In October 2015, MPEG and VCEG formed the Joint Video Exploration Team (JVET) tasked with assessing the available compression technologies and exploring the requirements for a next-generation video compression standard. The standardization of VVC began in 2018. 

The main requirements for the new standard were as follows:

  • provide algorithms with 30% to 50% better compression compared to the existing HEVC standard at the same quality of experience, with support for lossless and subjectively lossless compression
  • support 4K to 16K resolutions as well as VR 360° video
  • support the YCbCr color space with 4:4:4, 4:2:2, and 4:2:0 quantization
  • 8 bit to 16 bit per component color depth
  • BT.2100 and 16+-step High Dynamic Range (HDR)
  • auxiliary channels such as depth channel, alpha channel, etc.
  • variable and fractional frame rate from 0 to 120 Hz
  • scalable coding with temporal (frame rate change) and spatial (resolution change) scalability
  • SNR, stereo/multiview coding, panoramic formats, and still image coding.

An up-to-tenfold increase in encoding complexity and twofold increase in decoding complexity was expected compared to HEVC.

The VVC compression standard also known as H.266, ISO/IEC 23090-3, MPEG-I Part 3, and Future Video Coding (FVC) was finalized on July 6, 2020.

This article discusses the most interesting video encoding technologies that have become part of the VVC standard.

Let’s start by looking at VVC’s Coding Structure in the next section.

VVC’s Coding Structure

Slices, Tiles, Subpictures

In VVC, the CTU (coding tree unit) size has increased from 64х64 to 128х128 pixels compared to HEVC. The tiles, slices, and subpictures are now logically separated in the bitstream. Each video frame is split into a regular grid of blocks. VVC implementations can combine several blocks into logical areas defined as tiles, slices, and subpictures.
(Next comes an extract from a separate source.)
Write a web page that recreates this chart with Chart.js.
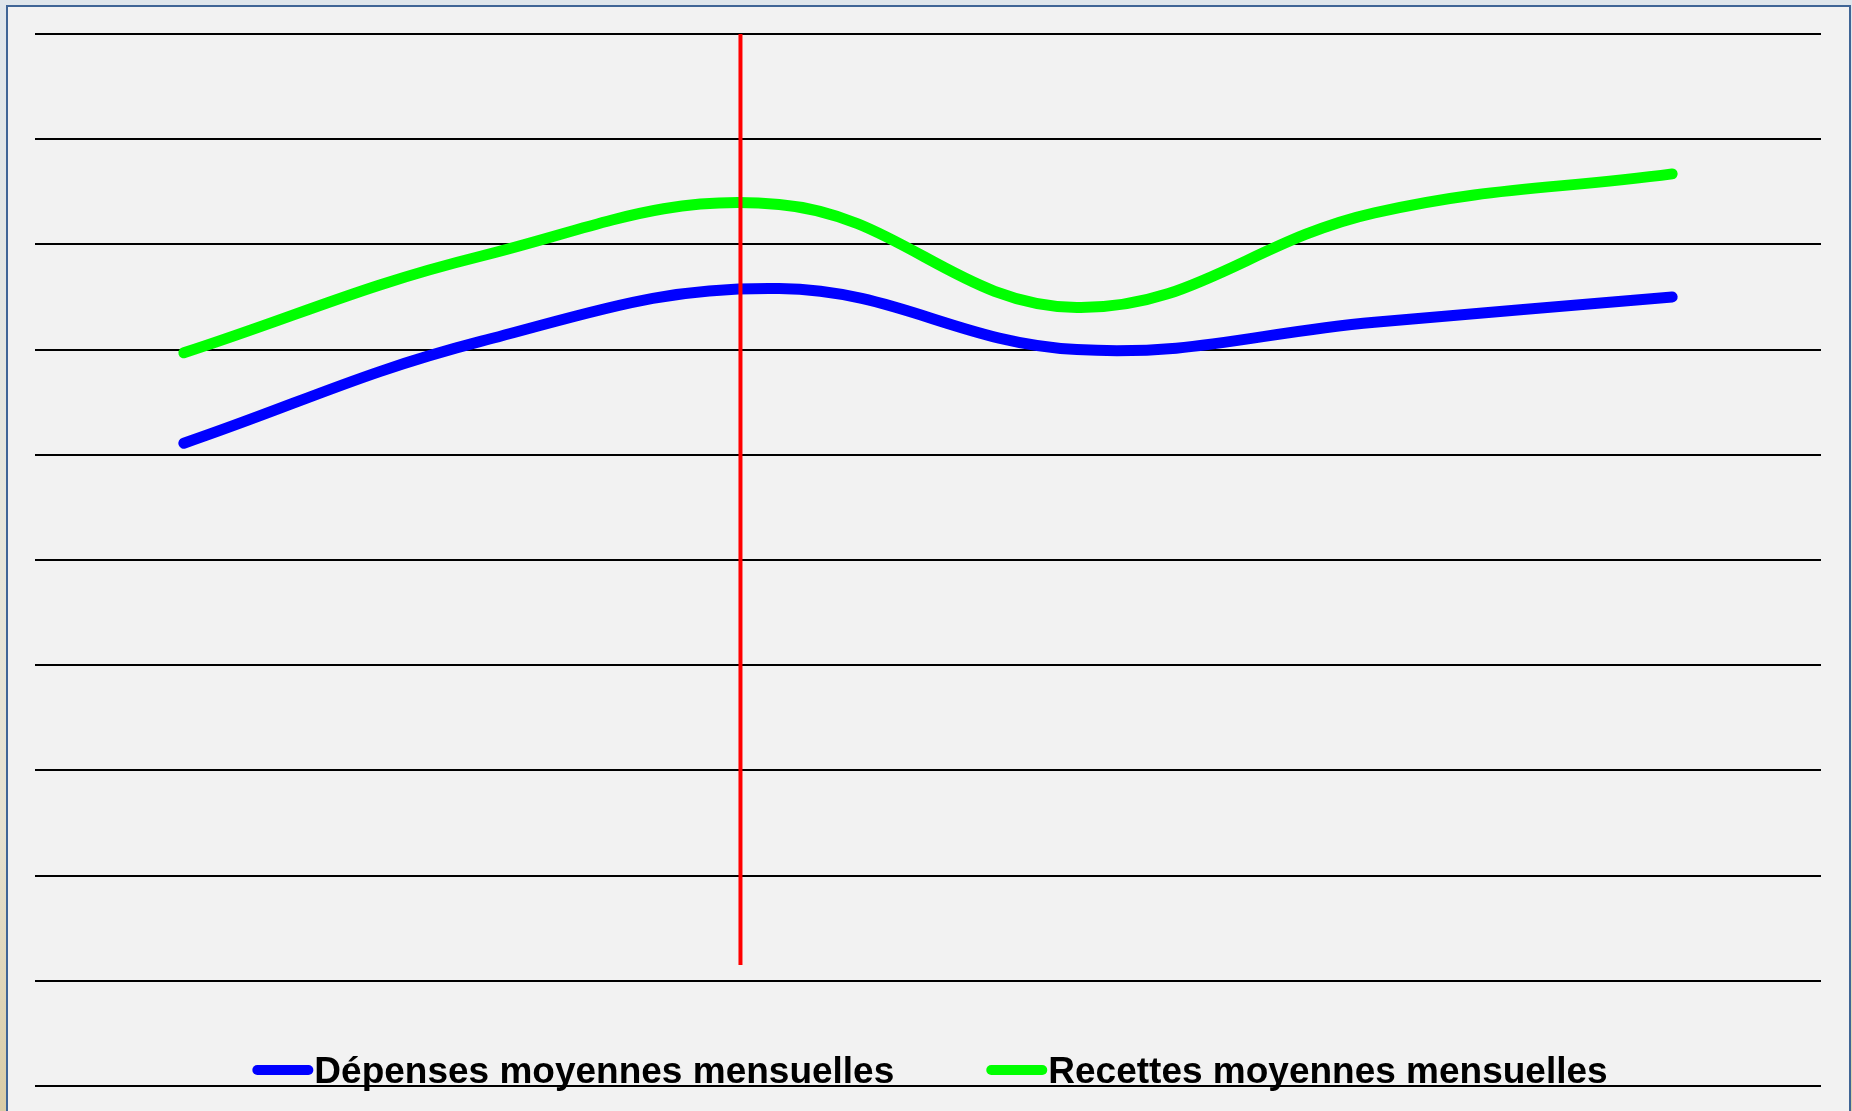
<!DOCTYPE html>
<html>
<head>
<meta charset="utf-8">
<script src="https://cdn.jsdelivr.net/npm/chart.js@4"></script>
<style>
  html, body { margin: 0; padding: 0; width: 1852px; height: 1111px; overflow: hidden; }
  body { background: linear-gradient(to bottom, #dfe6ec 0%, #e6e6dc 45%, #e6e1cf 75%, #d9cca6 100%); position: relative; }
  #panel { position: absolute; left: 6px; top: 5px; width: 1841px; height: 1130px; background: #f2f2f2;
           border: 2.5px solid #3f6596; border-bottom: none; border-radius: 0; }
  #wrap { position: absolute; left: 0; top: 0; width: 1852px; height: 1111px; }
</style>
</head>
<body>
<div id="panel"></div>
<div id="wrap"><canvas id="c" width="1852" height="1111"></canvas></div>
<script>
// ---- data ----
const categories = ['1', '2', '3', '4', '5', '6'];
const depenses = [6.11, 7.08, 7.58, 7.00, 7.26, 7.50];
const recettes = [6.97, 7.89, 8.38, 7.40, 8.30, 8.67];
const seriesLabels = ['Dépenses moyennes mensuelles', 'Recettes moyennes mensuelles'];
const yTicks = [0, 1, 2, 3, 4, 5, 6, 7, 8, 9, 10];
const redLineIndex = 1.87;
const redLineRange = [10, 1.15];

const redLinePlugin = {
  id: 'redLine',
  afterDatasetsDraw(chart) {
    const xs = chart.scales.x, ys = chart.scales.y, ctx = chart.ctx;
    const x = xs.getPixelForValue(redLineIndex);
    ctx.save();
    ctx.strokeStyle = '#ff0000';
    ctx.lineWidth = 4;
    ctx.beginPath();
    ctx.moveTo(x, ys.getPixelForValue(redLineRange[0]));
    ctx.lineTo(x, ys.getPixelForValue(redLineRange[1]));
    ctx.stroke();
    ctx.restore();
  }
};

const legendPlugin = {
  id: 'customLegend',
  afterDraw(chart) {
    const ctx = chart.ctx, ca = chart.chartArea, ys = chart.scales.y;
    const font = 'bold 37px "Liberation Sans", Arial, sans-serif';
    ctx.save();
    ctx.font = font;
    const markerW = 61, textGap = 1, itemGap = 92;
    const items = chart.data.datasets.filter(d => d.label).map(d => ({
      label: d.label, color: d.borderColor, w: markerW + textGap + ctx.measureText(d.label).width
    }));
    const total = items.reduce((s, it) => s + it.w, 0) + itemGap * (items.length - 1);
    let x = (ca.left + ca.right) / 2 - total / 2 + 2;
    const baseline = ys.getPixelForValue(0) - 3;
    const my = baseline - 13;
    items.forEach(it => {
      ctx.strokeStyle = it.color;
      ctx.lineWidth = 10;
      ctx.lineCap = 'round';
      ctx.beginPath();
      ctx.moveTo(x + 5, my);
      ctx.lineTo(x + markerW - 5, my);
      ctx.stroke();
      ctx.fillStyle = '#000000';
      ctx.textBaseline = 'alphabetic';
      ctx.textAlign = 'left';
      ctx.fillText(it.label, x + markerW + textGap, baseline);
      x += it.w + itemGap;
    });
    ctx.restore();
  }
};

new Chart(document.getElementById('c'), {
  type: 'line',
  data: {
    labels: categories,
    datasets: [
      { label: seriesLabels[0], data: depenses, borderColor: '#0000ff', backgroundColor: '#0000ff',
        borderWidth: 11, borderCapStyle: 'round', borderJoinStyle: 'round', pointRadius: 0, tension: 0.4, fill: false },
      { label: seriesLabels[1], data: recettes, borderColor: '#00ff00', backgroundColor: '#00ff00',
        borderWidth: 11, borderCapStyle: 'round', borderJoinStyle: 'round', pointRadius: 0, tension: 0.4, fill: false }
    ]
  },
  options: {
    responsive: false,
    devicePixelRatio: 1,
    animation: false,
    layout: { padding: { left: 35, right: 31, top: 34, bottom: 25 } },
    plugins: { legend: { display: false }, tooltip: { enabled: false }, title: { display: false } },
    scales: {
      x: {
        type: 'category', offset: true,
        grid: { display: false, drawTicks: false },
        border: { display: false },
        ticks: { display: false }
      },
      y: {
        min: yTicks[0], max: yTicks[yTicks.length - 1],
        afterBuildTicks(scale) { scale.ticks = yTicks.map(v => ({ value: v })); },
        grid: { color: '#000000', lineWidth: 2, drawTicks: false },
        border: { display: false },
        ticks: { display: false }
      }
    }
  },
  plugins: [redLinePlugin, legendPlugin]
});
</script>
</body>
</html>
These methods are already known from earlier codecs, but VVC employs a new way to combine them. The key feature of those areas is that they are logically separated in the bitstream and offer diverse options such as –

  • The encoder and decoder can implement concurrent processing.
  • The decoder may elect only to decode the areas of the video that it needs (one possible application is transmitting panoramic video, where the user may see only parts of the full video)
  • The bitstream can be encoded to extract a part of the video stream on the fly without re-encoding.

Block Splitting in VVC

In HEVC, there was a single tree structure that allowed the splitting of each square block into 4 square sub-blocks recursively. However, VVC now offers several possible splitting operations within a multi-tree structure.

  • The first split is into a quaternary tree, as in HEVC.
  • Then each block can be split horizontally and vertically into 2 (BT split) or 3 (TT split) parts.

This step is again performed recursively so that each rectangular block can be further split into 2 or 3 parts horizontally or vertically. Such an approach enables much better adaptation of the encoder to the input and considerably increases the complexity of video coding.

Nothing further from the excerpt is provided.